The Yellowford River is also sourced from Carbane West at Slieve Bearra, Loughcrew, and there is a mysterious stone circle by its source. At the time of Samhain, and Imbolc, the sunrise lifts behind the Lambay Island and aligns with a remarkable tall standing stone in Cairn L that shines like a lit torch for a few minutes.

I tend to believe that the ceremony was really a lighting of a fire at Carnbane West and then travelling with it to the Hill Of Tlachtga to re-light the fire there that was shared with the druids to transport around Erin.

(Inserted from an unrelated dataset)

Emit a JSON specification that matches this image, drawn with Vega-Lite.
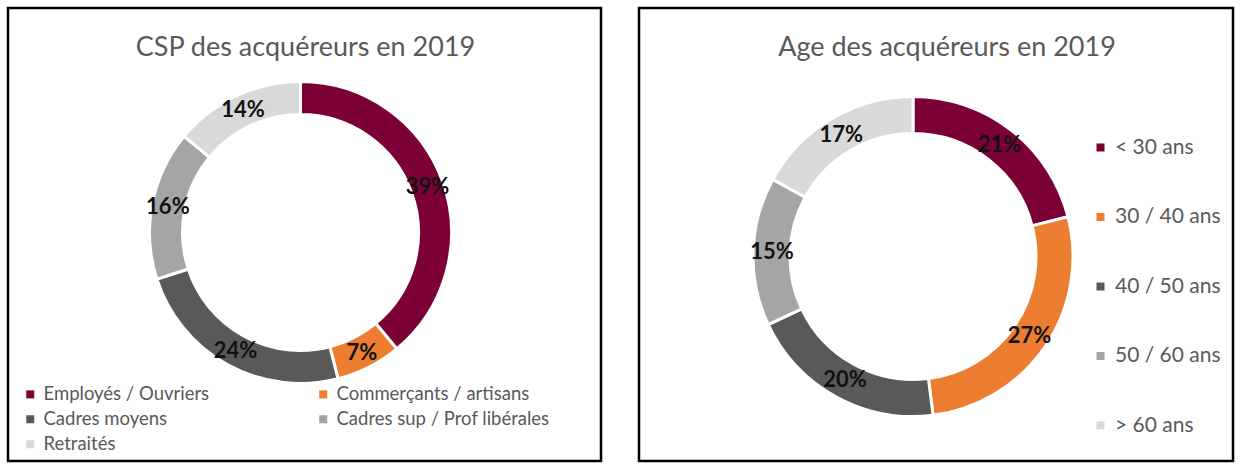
{
  "$schema": "https://vega.github.io/schema/vega-lite/v6.json",
  "padding": {"left": 6, "top": 6, "right": 6, "bottom": 6},
  "background": "white",
  "spacing": 34,
  "config": {
    "view": {"stroke": "black", "strokeWidth": 2.5},
    "font": "Lato",
    "title": {"font": "Lato", "fontSize": 27, "fontWeight": "normal", "color": "#595959", "frame": "group", "offset": -54},
    "legend": {"labelFont": "Lato", "labelColor": "#595959", "symbolType": "square", "symbolSize": 64, "symbolStrokeWidth": 0, "title": null, "labelLimit": 400}
  },
  "resolve": {"scale": {"color": "independent", "theta": "independent"}, "legend": {"color": "independent"}},
  "hconcat": [
    {
      "width": 593,
      "height": 453,
      "view": {"stroke": "black", "strokeWidth": 2.5},
      "title": {"text": "CSP des acquéreurs en 2019", "dx": 1},
      "data": {"values": [
        {"cat": "Employés / Ouvriers", "pct": 0.39, "ord": 1},
        {"cat": "Commerçants / artisans", "pct": 0.07, "ord": 2},
        {"cat": "Cadres moyens", "pct": 0.24, "ord": 3},
        {"cat": "Cadres sup / Prof libérales", "pct": 0.16, "ord": 4},
        {"cat": "Retraités", "pct": 0.14, "ord": 5}
      ]},
      "encoding": {
        "theta": {"field": "pct", "type": "quantitative", "stack": true},
        "order": {"field": "ord", "type": "quantitative"}
      },
      "layer": [
        {
          "mark": {"type": "arc", "outerRadius": 151, "innerRadius": 118, "stroke": "white", "strokeWidth": 3, "xOffset": -4, "yOffset": -2},
          "encoding": {
            "color": {
              "field": "cat", "type": "nominal",
              "scale": {"domain": ["Employés / Ouvriers", "Commerçants / artisans", "Cadres moyens", "Cadres sup / Prof libérales", "Retraités"],
                        "range": ["#7B0036", "#ED7D31", "#595959", "#A5A5A5", "#D9D9D9"]},
              "legend": {"orient": "none", "legendX": 13, "legendY": 377, "columns": 2, "columnPadding": 104, "rowPadding": 6, "direction": "horizontal", "labelFontSize": 18.5}
            }
          }
        },
        {
          "mark": {"type": "text", "radius": 135, "font": "Lato", "fontWeight": "bold", "fontSize": 22, "color": "#111111", "xOffset": -4, "yOffset": -2},
          "encoding": {
            "text": {"field": "pct", "type": "quantitative", "format": ".0%"},
            "detail": {"field": "cat"}
          }
        }
      ]
    },
    {
      "width": 594,
      "height": 453,
      "view": {"stroke": "black", "strokeWidth": 2.5},
      "title": {"text": "Age des acquéreurs en 2019", "dx": 11},
      "data": {"values": [
        {"cat": "< 30 ans", "pct": 0.21, "ord": 1},
        {"cat": "30 / 40 ans", "pct": 0.27, "ord": 2},
        {"cat": "40 / 50 ans", "pct": 0.20, "ord": 3},
        {"cat": "50 / 60 ans", "pct": 0.15, "ord": 4},
        {"cat": "> 60 ans", "pct": 0.17, "ord": 5}
      ]},
      "encoding": {
        "theta": {"field": "pct", "type": "quantitative", "stack": true},
        "order": {"field": "ord", "type": "quantitative"}
      },
      "layer": [
        {
          "mark": {"type": "arc", "outerRadius": 160, "innerRadius": 123, "stroke": "white", "strokeWidth": 3, "xOffset": -23, "yOffset": 22},
          "encoding": {
            "color": {
              "field": "cat", "type": "nominal",
              "scale": {"domain": ["< 30 ans", "30 / 40 ans", "40 / 50 ans", "50 / 60 ans", "> 60 ans"],
                        "range": ["#7B0036", "#ED7D31", "#595959", "#A5A5A5", "#D9D9D9"]},
              "legend": {"orient": "none", "legendX": 451, "legendY": 129, "rowPadding": 47.5, "labelFontSize": 21}
            }
          }
        },
        {
          "mark": {"type": "text", "radius": 141, "font": "Lato", "fontWeight": "bold", "fontSize": 22, "color": "#111111", "xOffset": -23, "yOffset": 22},
          "encoding": {
            "text": {"field": "pct", "type": "quantitative", "format": ".0%"},
            "detail": {"field": "cat"}
          }
        }
      ]
    }
  ]
}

I find it interesting that there is also a river sourced from Carnbane East at Loughcrew, now called the Blackwater River, that flows by the Arena Of Tailtiu, or Tailte, or maybe misnamed as Telltown. The Blackwater River also flows into the Boyne like the Yellowford River.

Cairn T on Carnbane East is known for its Equinox sunrises, but I feel there must have also been an important structure on that hill that captured Beltaine and Lughnasa sunrises too.

Tlachtga and Samhain

I feel the story of Tlachtga is a powerful symbolic vision of the transformation of the old year into a new year at Samhain.

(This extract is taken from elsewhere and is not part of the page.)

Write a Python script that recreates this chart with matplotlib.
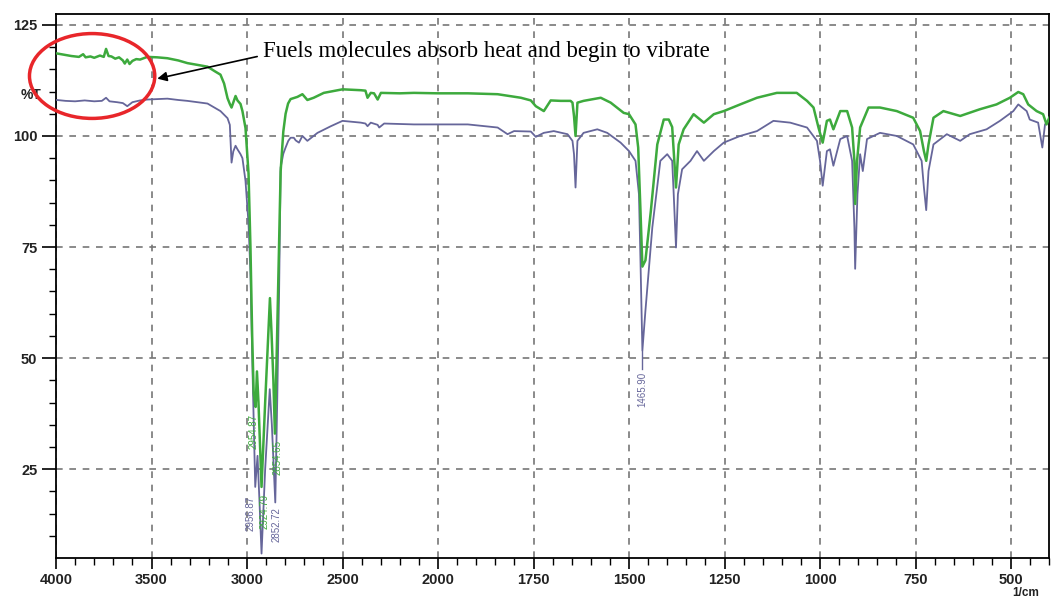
import numpy as np
import matplotlib
matplotlib.use("Agg")
import matplotlib.pyplot as plt
from matplotlib.patches import Ellipse
from matplotlib.ticker import FixedLocator

# FTIR spectra: wavenumber (1/cm) and %T
green_wn = [3999, 3960, 3920, 3880, 3858, 3845, 3820, 3800, 3770, 3750, 3738, 3725, 3710, 3690,
            3670, 3650, 3640, 3627, 3615, 3600, 3580, 3560, 3522, 3470, 3417, 3360, 3312, 3260,
            3207, 3170, 3139, 3120, 3102, 3090, 3081, 3072, 3060, 3050, 3034, 3024, 3008, 2992,
            2982, 2973, 2965, 2955, 2948, 2940, 2924, 2905, 2880, 2872, 2862, 2854, 2845, 2835,
            2824, 2810, 2798, 2785, 2772, 2736, 2710, 2684, 2651, 2598, 2500, 2404, 2380, 2369,
            2352, 2335, 2316, 2299, 2200, 2126, 2000, 1922, 1844, 1783, 1757, 1744, 1723, 1705,
            1679, 1653, 1648, 1644, 1640, 1635, 1619, 1574, 1548, 1514, 1500, 1483, 1476, 1470,
            1465, 1457, 1443, 1426, 1409, 1396, 1387, 1377, 1370, 1357, 1331, 1304, 1278, 1252,
            1209, 1165, 1113, 1061, 1034, 1017, 1004, 993, 982, 974, 965, 947, 929, 916, 910,
            908, 903, 895, 873, 843, 799, 756, 738, 728, 722, 716, 703, 677, 633, 582, 538,
            503, 481, 468, 455, 433, 416, 407, 400]
green_t = [118.6, 118.3, 118.0, 117.8, 118.4, 117.7, 117.9, 117.6, 118.1, 117.8, 119.6, 118.0, 117.9, 117.4,
           117.7, 117.0, 116.3, 117.2, 116.2, 116.9, 117.3, 117.2, 117.8, 117.7, 117.5, 117.0, 116.4, 116.0,
           115.6, 114.6, 113.8, 111.8, 108.5, 107.2, 106.4, 107.5, 109.0, 108.0, 107.2, 105.6, 101.8, 91.5,
           75.0, 55.0, 42.0, 39.0, 47.0, 40.0, 21.0, 40.0, 63.5, 56.0, 45.0, 33.0, 50.0, 70.0,
           92.0, 101.0, 105.0, 107.3, 108.3, 108.8, 109.4, 108.1, 108.6, 109.7, 110.5, 110.3, 110.2, 108.6,
           109.7, 109.6, 108.2, 109.7, 109.6, 109.7, 109.6, 109.6, 109.4, 108.6, 108.0, 106.7, 105.6, 108.0,
           107.9, 107.9, 107.5, 104.5, 100.0, 107.5, 107.9, 108.6, 107.5, 105.2, 104.9, 102.6, 97.4, 83.2,
           70.6, 72.0, 83.0, 98.1, 103.7, 103.7, 102.0, 88.4, 98.1, 101.5, 104.9, 103.0, 104.9, 105.6,
           107.1, 108.6, 109.7, 109.7, 107.9, 106.4, 101.9, 98.5, 103.4, 103.7, 101.5, 105.6, 105.6, 101.9, 94.4,
           84.7, 94.4, 101.9, 106.4, 106.4, 105.6, 104.1, 101.1, 96.6, 94.4, 98.1, 104.1, 105.6, 104.5, 106.0, 107.1,
           108.6, 109.9, 109.4, 107.1, 105.6, 104.9, 102.6, 104.1]

purple_wn = [3995, 3950, 3900, 3850, 3800, 3760, 3738, 3720, 3680, 3650, 3627, 3600, 3560,
             3522, 3470, 3417, 3360, 3312, 3260, 3207, 3139, 3102, 3090, 3081, 3072, 3060,
             3050, 3034, 3024, 3008, 2992, 2982, 2970, 2957, 2945, 2935, 2924, 2905, 2881,
             2870, 2852, 2842, 2832, 2824, 2810, 2798, 2784, 2772, 2755, 2745, 2728, 2710,
             2684, 2631, 2561, 2500, 2404, 2380, 2369, 2352, 2316, 2308, 2282, 2126, 2000,
             1922, 1844, 1818, 1801, 1757, 1744, 1723, 1697, 1661, 1648, 1644, 1640, 1635,
             1619, 1583, 1557, 1522, 1500, 1483, 1474, 1470, 1465, 1457, 1439, 1418, 1400,
             1387, 1383, 1377, 1372, 1361, 1339, 1322, 1304, 1278, 1252, 1209, 1165, 1122,
             1078, 1034, 1008, 1000, 993, 982, 974, 965, 947, 929, 916, 910, 908, 902, 895,
             888, 877, 843, 799, 756, 734, 728, 722, 716, 703, 668, 633, 608, 564, 529, 494,
             481, 459, 451, 429, 418, 411, 400]
purple_t = [108.1, 107.9, 107.8, 108.0, 107.8, 107.9, 108.6, 107.8, 107.6, 107.4, 106.7, 107.6, 108.0,
            108.2, 108.3, 108.4, 108.1, 107.9, 107.6, 107.3, 105.6, 104.0, 102.5, 94.0, 96.5, 97.8,
            97.0, 95.9, 95.0, 89.9, 80.2, 69.0, 45.0, 21.0, 28.0, 18.0, 6.0, 25.0, 43.0,
            35.0, 17.5, 40.0, 65.0, 92.9, 96.0, 97.4, 98.9, 99.6, 99.6, 99.0, 98.5, 100.0,
            98.9, 100.7, 102.2, 103.4, 103.0, 102.8, 102.2, 103.0, 102.5, 101.9, 102.8, 102.6, 102.6,
            102.6, 101.9, 100.4, 101.1, 101.0, 99.8, 100.7, 101.1, 100.4, 98.9, 95.9, 88.4, 98.9,
            100.7, 101.5, 100.7, 98.5, 96.6, 94.4, 86.9, 71.9, 51.7, 60.7, 79.4, 94.4, 95.9,
            94.4, 86.9, 74.9, 86.9, 92.5, 94.4, 96.6, 94.4, 96.6, 98.5, 100.0, 101.1, 103.4,
            103.0, 101.9, 98.9, 94.4, 88.8, 96.6, 97.0, 93.3, 99.3, 100.0, 94.4, 79.4, 70.1, 86.9, 95.9,
            92.1, 99.3, 100.7, 100.0, 98.1, 94.4, 88.4, 83.3, 92.1, 98.1, 100.4, 98.9, 100.4, 101.5, 103.4, 105.6,
            107.1, 105.6, 103.7, 103.0, 97.4, 102.6, 103.7]

# peak labels: text, label x, label top, colour key
peak_text = ["2954.87", "2924.79", "2854.65", "2956.87", "2852.72", "1465.90"]
peak_x = [2966, 2908, 2840, 2982, 2845, 1465]
peak_top = [37.5, 19.5, 31.5, 19.0, 16.5, 47.0]
peak_col = ["g", "g", "g", "p", "p", "p"]

x_major = [4000, 3500, 3000, 2500, 2000, 1750, 1500, 1250, 1000, 750, 500]
y_major = [25, 50, 75, 100, 125]

GREEN = "#3daa3d"
PURPLE = "#66669a"


# FTIR style axis: 500 per division above 2000, 250 per division below
def fwd(x):
    x = np.asarray(x, dtype=float)
    return np.where(x >= 2000, x / 500.0, 4 + (x - 2000) / 250.0)


def inv(p):
    p = np.asarray(p, dtype=float)
    return np.where(p >= 4, p * 500.0, 2000 + (p - 4) * 250.0)


fig = plt.figure(figsize=(10.51, 6.0), dpi=100)
ax = fig.add_axes([0.0533, 0.07, 0.945, 0.907])
ax.set_xscale("function", functions=(fwd, inv))

ax.plot(purple_wn, purple_t, color=PURPLE, lw=1.3, zorder=3)
ax.plot(green_wn, green_t, color=GREEN, lw=1.8, zorder=4)

ax.set_xlim(4000, 400)
ax.set_ylim(5, 127.5)

x_minor = [v for v in list(range(3900, 2000, -100)) + list(range(1950, 399, -50)) if v not in x_major]
ax.xaxis.set_major_locator(FixedLocator(x_major))
ax.xaxis.set_minor_locator(FixedLocator(x_minor))
ax.yaxis.set_major_locator(FixedLocator(y_major))
ax.yaxis.set_minor_locator(FixedLocator([v for v in range(10, 127, 5) if v not in y_major]))
ax.set_xticklabels([str(v) for v in x_major])
ax.set_yticklabels([str(v) for v in y_major])

for lab in ax.get_xticklabels() + ax.get_yticklabels():
    lab.set_fontfamily("Liberation Sans")
    lab.set_fontweight("bold")
    lab.set_fontsize(10.5)
    lab.set_color("#222222")

ax.tick_params(axis="both", which="major", direction="out", length=10, width=1.2)
ax.tick_params(axis="both", which="minor", direction="out", length=5, width=1.0)
ax.tick_params(axis="x", which="major", length=8, pad=3)

ax.grid(True, which="major", color="#777777", linestyle=(0, (4, 4)), lw=1.2)
for s in ax.spines.values():
    s.set_linewidth(1.3)

# peak labels
for txt, px, top, c in zip(peak_text, peak_x, peak_top, peak_col):
    col = GREEN if c == "g" else PURPLE
    ax.text(px, top, txt, rotation=90, ha="center", va="top", fontsize=7,
            color=col, fontfamily="Liberation Sans", zorder=5)
ax.plot([1465, 1465], [51.7, 47.5], color=PURPLE, lw=1.0, zorder=3)

ax.text(-0.015, 0.85, "%T", transform=ax.transAxes, ha="right", va="center",
        fontsize=10, fontweight="bold", fontfamily="Liberation Sans", color="#222222")
fig.text(0.976, 0.002, "1/cm", ha="center", va="bottom", fontsize=8.5,
         fontweight="bold", fontfamily="Liberation Sans", color="#222222")

# callout
ell = Ellipse((3811, 113.5), width=656, height=19.1, transform=ax.transData,
              fill=False, edgecolor="#e8262a", lw=2.5, clip_on=False, zorder=6)
ax.add_patch(ell)
ax.annotate("Fuels molecules absorb heat and begin to vibrate",
            xy=(3470, 112.9), xytext=(2918, 119.1),
            fontsize=16.5, fontfamily="Liberation Serif", ha="left", va="center",
            arrowprops=dict(arrowstyle="-|>", color="black", lw=1.2,
                            mutation_scale=14, shrinkA=2, shrinkB=0,
                            relpos=(0.0, 0.3)),
            zorder=7)

fig.savefig("out.png", dpi=100)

Each year the dying flame of the Samhain fire fits well into the symbolic vision of the death of Tlachtga along with the wisdom and knowledge she carried.

At the same time there is the new birth of her trinity of sons that rekindles her flame and passes her torch of wisdom and new fertility around the land.

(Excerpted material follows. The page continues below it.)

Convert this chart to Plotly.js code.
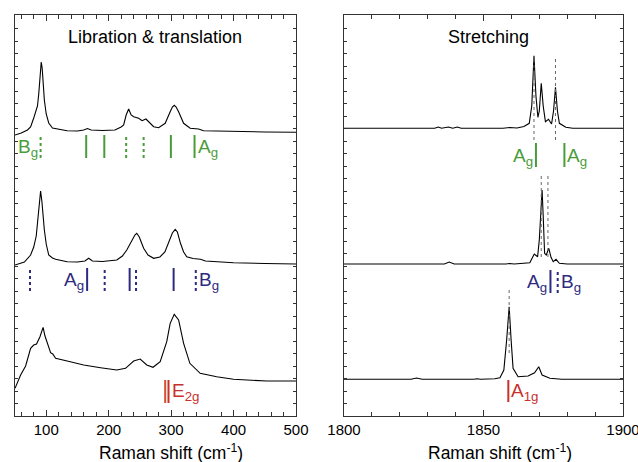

By the fireplace of Samhain on Tlachtga's Temple, Hill of Ward, many people still gather on the date we now call Halloween, October 31st, a modern calendar decision.

There are many who gather here who still believe that when we rekindle the fire of Samhain, upon this place of the mortal Tlachtga, and pass on this fire to others we are also spreading new fertility gifted to us by the spirit of Tlachtga.

There are also a few who believe that Tlachtga is the same as Macha, the goddess of Ulster.

Others believe that Macha comes to Tlachtga each Samhain to share her flame with the triple goddesses of Leinster, Munster and Connaught who gather there. By doing so, she unites all four regions of Ireland in one fertility.

Who is this Ward lad?

If you visit this hill today you can barely make out all of the rath rings that once were. These were largely destroyed at the time of Ward in the 16th century. The hill is on the maps today as "Hill Of Ward" named from a 17th century landowner called Ward but the drui prefer to continue to know this hill as "Hill Of Tlachtga" or simply Tlachtga.

I wonder about this so called landowner called "Ward" though as there is a Ward Hill, a high point on the Isle Of Hoy of the Orkney Isles that is a Samhain fire beacon hill

... and also Ward Hill on South Ronaldsay, Orkney Isles now a radar station site but was once a Samhain fire beacon site too?

Tlachtga Today

Let's, again, be mindful of the name of Tlachtga, earth spear, a phrase used for lightning, as there was not an ancient word for lightning.

An important source of fire for ancient people was from trees set on fire by lightning, especially oaks. Oak trees attract lightning more than any other tree.

More profound is considering that this is a ritual that has lasted at least 2000 years, and I suspect for at least 3500 years back to the time of Lugh.

Trying to make some conclusion from several tales from over 3500 years it seems to be quite potent to consider Mug Ruith, or Mog Roith, as a symbol of all high druids and the drui tradition and Tlachtga as a symbol of the Samhain flame and the divinity that we hold reverence to through it.

Add to that the stories of Tlachtga's death at the birth of a trinity of sons at Samhain truly fits into the spirit of Samhain we hold today.

One flame extinguished and a new fire lit that is then distributed with the fuel of the fire

The tale of Tlachtga dying on the hill while giving birth to her three sons who became the drui of three regions of Ireland while her father dedicated a fire pit and temple to her has a wonderful symbolism for us at the Samhain time of year.

This is one of several myth tales of Ireland where a dark event became transformed into a new light event.

The burning of the Guy on Guy Fawkes Day in England on November 5th, going back to the burning of the Wicker Men in Erin full of men condemned of violent ways that the High King's court had ruled could not be transformed ...

... seems, to me, to be actions of dark events going into the light of the fire to be banished and returned with light and warmth.

More people seem to be using this Samhain time to write their darkness, their concerns, anxieties and even what they may feel are personal sins, fold the paper and then burn them as a symbol of closure, transforming and cleansing.

I think it sometimes takes reflection of stories like those of Tlachtga, that are often told darker than what I have revealed here, to motivate us, to stir us, to "come out" of denial, expose our concerns, shed them and come into the new Celtic year with new light and cleansed soul, emotions, mind and enthusiasm for life here.

Oh, this last pic :-)
Its the frost turning to mist caused by the rising sun at Samhain by Cairn L at Carnbane West on Slieve na Cailleach Beara


  1. very interesting and something as my many years of druid study I've never come across. thanks for sharing.

  2. Thanks Lorraine. I personally find the Tlachtga stories fascinating as it seems to be the root of many of the traditions we engage in today. However, much more important than this story, I feel, is the engagement in what traditions are local to where we live. There are several local traditions that are not in this story which all adds to the reverence of this time

  3. Really enjoyable blog John, great collaboration of stories and personal observations. Completely agree with our engagement of local traditions.
    Áine Máire

  4. Beautiful, John. I'd never heard of her. Thank you for enlightening me.